The method itself is fairly mundane. Split the diagnosis in three before you commit to one. Label each claim you make about the system as observed or inferred, because the difference matters and the model itself will happily blur it for you. Prefer behavioural cross-checks, where you change one variable and watch what shifts, over introspective questions, where you ask the model to explain itself and accept its answer. Define what you expected before you start diagnosing, so that diagnosis becomes a measurable gap and not a vibes check. And use depth as a ratchet.

The ratchet is the one piece I want to dwell on, because it is the part that surprised me when it started working. The intuition is borrowed from an old idea about deception: truth is cheap because it can point backwards, lies are expensive because they have to keep rewriting the past. If you ask a system one diagnostic question, it can confabulate a plausible answer cheaply. If you ask it nine in sequence, each new answer has to remain consistent with the previous eight, and that consistency is metabolically expensive for a system that does not actually have a stable internal account of itself. Performed transparency tends to collapse around step four or five. Genuine transparency keeps pointing backwards without effort. You can watch this happen in transcripts, you can measure it with a coherence judge, and once you have seen it a few times you start reading models the way Calvin read robots. Not as oracles, not as black boxes, but as systems that leak their own structure when asked the right sequence of questions.

None of this opens the black box. A language model does not have privileged access to its weights, and its self-reports are reconstructions rather than confessions. The literature on this is unambiguous and I take it seriously. What guided introspection does is something more modest and, for the practitioner, more useful. It makes invisible defaults visible. It forces a stack-level diagnosis instead of a monocausal one. It separates what genuine continuity costs from what performed continuity costs, and lets you read the difference. It turns the question "why did it do that?" from a complaint into an investigation.

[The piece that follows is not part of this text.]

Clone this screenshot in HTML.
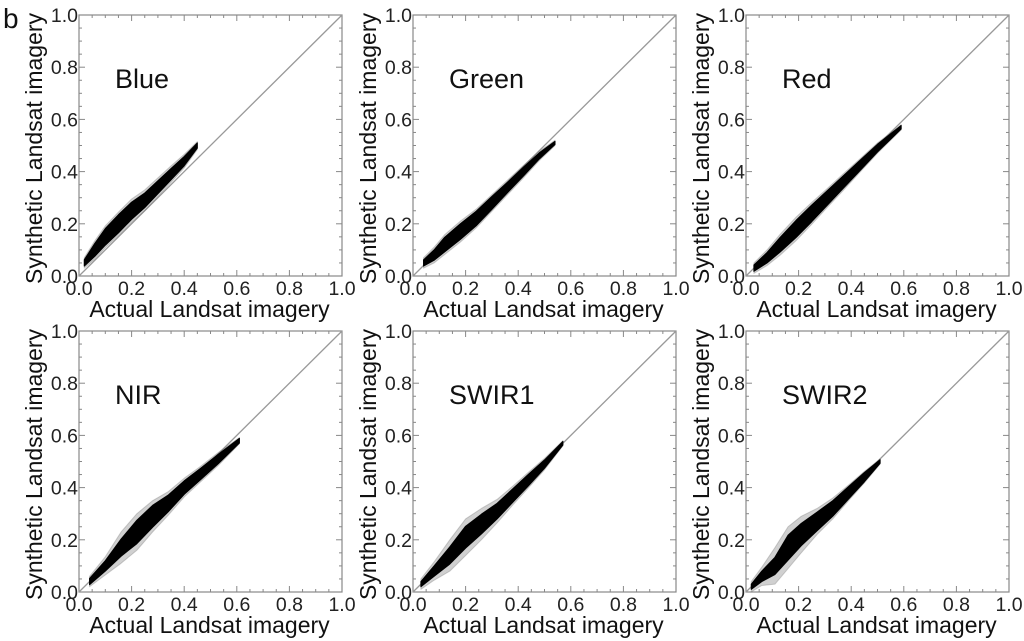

I am insisting on this because the alternative, which is the dominant one right now, is to keep delegating without diagnosing. I have written before about why I think the Butlerian Jihad was never about the machines, but about the human caste that had made itself indispensable by operating them, and about the abdication of judgement that comes when you stop being able to read your own tools. Robopsychology is a refusal of that abdication on a very small, very practical scale. You keep using the systems. You just stop pretending that their outputs come from nowhere. You sit down with the transcript, split it into three layers, label what you have observed and what you have inferred, run a cross-check, and decide whether the thing in front of you is a model problem, a host problem, or a problem you helped manufacture in the previous six turns.

The reference implementation lives at github.com/jrcruciani/robopsychology, a command-line tool that automates the playbook and produces structured reports. A more formal write-up is in preparation. The method does not need either of them to be useful. It needs a transcript, fifteen quiet minutes, and someone willing to treat the output in front of them as the visible end of a system they are allowed to read.